Transverse Quark Spin Effects in SIDIS and Drell Yan Scattering

The connection between quark orbital angular momentum and final state interactions for transversely polarized quarks in unpolarized hadrons suggests significant azimuthal asymmetries in pion production in semi-inclusive deep inelastic scattering (SIDIS) ($e\ p\rightarrow e^\prime \ X \ \pi$) as well as in di- lepton production in Drell Yan ($p\ \bar{p}\rightarrow \ell^+ \ \ell^- \ X$ and $\pi^-\ p\rightarrow \ell^+ \ \ell^- \ X$) scattering. When transverse momentum of the reaction, $P_{T}$ is on the order of or less than $\Lambda_{\rm qcd}$, that is $P_T\sim k_T$ where $k_T$ is intrinsic transverse quark momentum, these effects are characterized in term of naive time reversal odd (so called $T$-odd) transverse momentum dependent (TMD) parton distribution and fragmentation functions. At these moderate transverse momentum scales we estimate the size of the $\cos 2\phi$ azimuthal asymmetry in SIDIS and Drell Yan scattering in the parton spectator framework. In the former case we consider this so called ``Boer-Mulders'' effect for a proposed experiment at the upgraded CLAS-12 GeV detector at Jefferson LAB. In the latter case we consider this asymmetry for proton anti-proton collider, as well as $\pi$ nucleon fixed target experiments.
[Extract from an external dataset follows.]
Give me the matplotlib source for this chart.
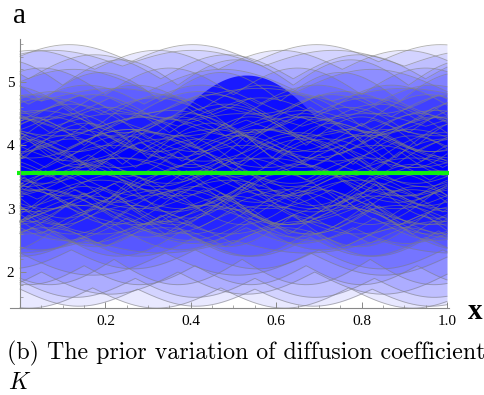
import numpy as np
import matplotlib
matplotlib.use("Agg")
import matplotlib.pyplot as plt
from matplotlib.ticker import MultipleLocator

# Stichproben der Prior-Verteilung von K: (Basis, Amplitude, Periode, Phase)
# Kurve: Basis + Amplitude * |sin(pi * (x - Phase) / Periode)|
upper_curves = [
    (5.32, 0.27, 0.29, -0.03),
    (5.20, 0.30, 0.29, 0.175),
    (5.25, 0.25, 0.33, 0.24),
    (5.05, 0.38, 0.31, 0.02),
    (4.95, 0.40, 0.27, 0.10),
    (4.85, 0.35, 0.35, 0.30),
    (4.80, 0.42, 0.30, 0.20),
    (4.70, 0.45, 0.28, 0.05),
]
lower_curves = [
    (1.73, -0.27, 0.275, 0.00),
    (1.75, -0.32, 0.30, 0.17),
    (1.90, -0.30, 0.28, 0.27),
    (2.00, -0.35, 0.32, 0.05),
    (2.10, -0.30, 0.26, 0.15),
    (2.20, -0.40, 0.30, 0.22),
    (2.30, -0.35, 0.34, 0.00),
    (2.35, -0.30, 0.29, 0.12),
]
core_curves = [
    (4.55, 0.40, 0.30, 0.12), (4.40, 0.45, 0.34, 0.25), (4.65, 0.30, 0.27, 0.02),
    (4.30, 0.50, 0.31, 0.18), (4.20, 0.40, 0.28, 0.07), (4.75, -0.35, 0.33, 0.21),
    (4.60, -0.40, 0.29, 0.10), (4.10, 0.55, 0.36, 0.30), (4.00, 0.45, 0.26, 0.15),
    (4.45, -0.30, 0.31, 0.04), (3.95, 0.50, 0.30, 0.22), (3.85, 0.40, 0.33, 0.09),
    (4.50, 0.25, 0.25, 0.19), (4.25, -0.35, 0.28, 0.27), (3.80, 0.55, 0.29, 0.01),
    (4.15, 0.30, 0.35, 0.13), (3.70, 0.45, 0.27, 0.24), (4.35, -0.45, 0.32, 0.16),
    (3.65, 0.35, 0.31, 0.06), (4.05, -0.30, 0.30, 0.28), (3.90, -0.40, 0.26, 0.11),
    (4.70, 0.20, 0.34, 0.05), (3.75, -0.35, 0.29, 0.20), (4.80, -0.30, 0.28, 0.14),
    (3.60, 0.50, 0.33, 0.17),
    (4.45, 0.35, 0.28, 0.03), (4.20, -0.40, 0.33, 0.19), (3.95, 0.30, 0.30, 0.11),
    (4.05, 0.45, 0.27, 0.26), (3.80, -0.45, 0.31, 0.17), (4.30, 0.20, 0.29, 0.08),
    (3.70, 0.50, 0.34, 0.14), (4.15, -0.50, 0.26, 0.01), (3.90, 0.35, 0.32, 0.29),
    (4.40, -0.25, 0.30, 0.23), (3.75, 0.40, 0.28, 0.10), (4.00, -0.35, 0.35, 0.05),
    (4.25, 0.30, 0.31, 0.20), (3.85, -0.30, 0.27, 0.16), (3.65, 0.45, 0.30, 0.27),
    (2.65, -0.40, 0.30, 0.08), (2.80, -0.45, 0.33, 0.21), (2.55, -0.30, 0.27, 0.14),
    (2.90, -0.50, 0.31, 0.02), (3.00, -0.40, 0.28, 0.26), (2.45, 0.35, 0.32, 0.18),
    (2.60, 0.40, 0.29, 0.05), (3.10, -0.55, 0.35, 0.12), (3.20, -0.45, 0.26, 0.23),
    (2.75, 0.30, 0.30, 0.29), (3.25, -0.50, 0.30, 0.07), (3.35, -0.40, 0.33, 0.19),
    (2.70, -0.25, 0.25, 0.03), (2.95, 0.35, 0.28, 0.15), (3.40, -0.55, 0.29, 0.25),
    (3.05, -0.30, 0.35, 0.10), (3.50, -0.45, 0.27, 0.01), (2.85, 0.45, 0.32, 0.22),
    (3.55, -0.35, 0.31, 0.13), (3.15, 0.30, 0.30, 0.04), (3.30, 0.40, 0.26, 0.27),
    (2.50, -0.20, 0.34, 0.16), (3.45, 0.35, 0.29, 0.09), (2.40, 0.30, 0.28, 0.20),
    (3.60, -0.50, 0.33, 0.06),
    (3.40, -0.40, 0.31, 0.22), (3.20, 0.35, 0.28, 0.09), (3.05, -0.45, 0.33, 0.18),
    (2.95, 0.40, 0.26, 0.02), (3.30, -0.30, 0.30, 0.13), (2.85, -0.35, 0.29, 0.25),
    (3.50, 0.30, 0.34, 0.07), (3.10, 0.45, 0.27, 0.21), (2.70, 0.35, 0.31, 0.11),
    (3.35, 0.25, 0.28, 0.28), (2.90, -0.30, 0.30, 0.04), (3.25, -0.50, 0.32, 0.15),
    (3.00, 0.30, 0.29, 0.19), (2.80, 0.40, 0.33, 0.00), (3.45, -0.25, 0.26, 0.24),
]
# dunkler Buckel in der Mitte
hump_center = 0.53
hump_halfwidth = 0.25
hump_base = 3.70
hump_peak = 5.11

k_mean = 3.56

x_ticks = [0.2, 0.4, 0.6, 0.8, 1.0]
y_ticks = [2, 3, 4, 5]

x = np.linspace(0, 1, 800)


def curve(base, amp, period, phase):
    return base + amp * np.abs(np.sin(np.pi * (x - phase) / period))


fig = plt.figure(figsize=(4.84, 3.95), dpi=100)
ax = fig.add_axes([10 / 484, 1 - 308 / 395, 439 / 484, 269 / 395])
ax.set_xlim(-0.0234, 1.0047)
ax.set_ylim(1.4316, 5.679)

all_curves = upper_curves + lower_curves + core_curves
ys = [curve(*c) for c in all_curves]

for y in ys:
    ax.fill_between(x, y, k_mean, color="#0000ff", alpha=0.09, lw=0)

hx = np.linspace(hump_center - hump_halfwidth, hump_center + hump_halfwidth, 300)
hy = hump_base + (hump_peak - hump_base) * np.sin(np.pi * (hx - hump_center + hump_halfwidth) / (2 * hump_halfwidth))
ax.fill_between(hx, hy, k_mean, color="#0000ff", alpha=0.8, lw=0)

for y in ys:
    ax.plot(x, y, color="#808080", alpha=0.6, lw=0.65)

ax.plot([-0.008, 1.004], [k_mean, k_mean], color="#11ee11", lw=3.0, solid_capstyle="butt")

# Achsen im Mathematica-Stil
for s in ["top", "right"]:
    ax.spines[s].set_visible(False)
ax.spines["left"].set_position(("data", 0))
for s in ["left", "bottom"]:
    ax.spines[s].set_color("#888888")
    ax.spines[s].set_linewidth(0.8)
ax.set_xticks(x_ticks)
ax.set_xticklabels([f"{t:.1f}" for t in x_ticks])
ax.set_yticks(y_ticks)
ax.xaxis.set_minor_locator(MultipleLocator(0.05))
ax.yaxis.set_minor_locator(MultipleLocator(0.2))
ax.tick_params(which="both", direction="in", color="#888888", labelsize=11,
               labelfontfamily="Liberation Serif")
ax.tick_params(which="major", length=4, width=0.7)
ax.tick_params(which="minor", length=2, width=0.5)
ax.tick_params(axis="x", pad=5)
ax.tick_params(axis="y", pad=4)

fig.text(13 / 484, 1 - 22.7 / 395, "a", family="Liberation Serif", fontsize=21, va="baseline")
fig.text(468 / 484, 1 - 319 / 395, "x", family="Liberation Serif", weight="bold",
         fontsize=21, va="baseline")
fig.text(7 / 484, 1 - 359 / 395, "(b) The prior variation of diffusion coefficient",
         family="cmr10", fontsize=17.2, va="baseline")
fig.text(8 / 484, 1 - 389 / 395, "K", family="cmmi10", fontsize=17.2, va="baseline")

plt.savefig("out.png", dpi=100)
We also consider competing contributions to these asymmetries from perturbative QCD (pQCD) contributions which emerge when $P_T \ > \ \Lambda_{\rm qcd}$. Evidence of a strong dependence on transverse momentum would indicate the presence of $T$-odd structures in {\em unpolarized} SIDIS and Drell Yan scattering, implying that transversity properties of the nucleon can be accessed without invoking beam or target polarization.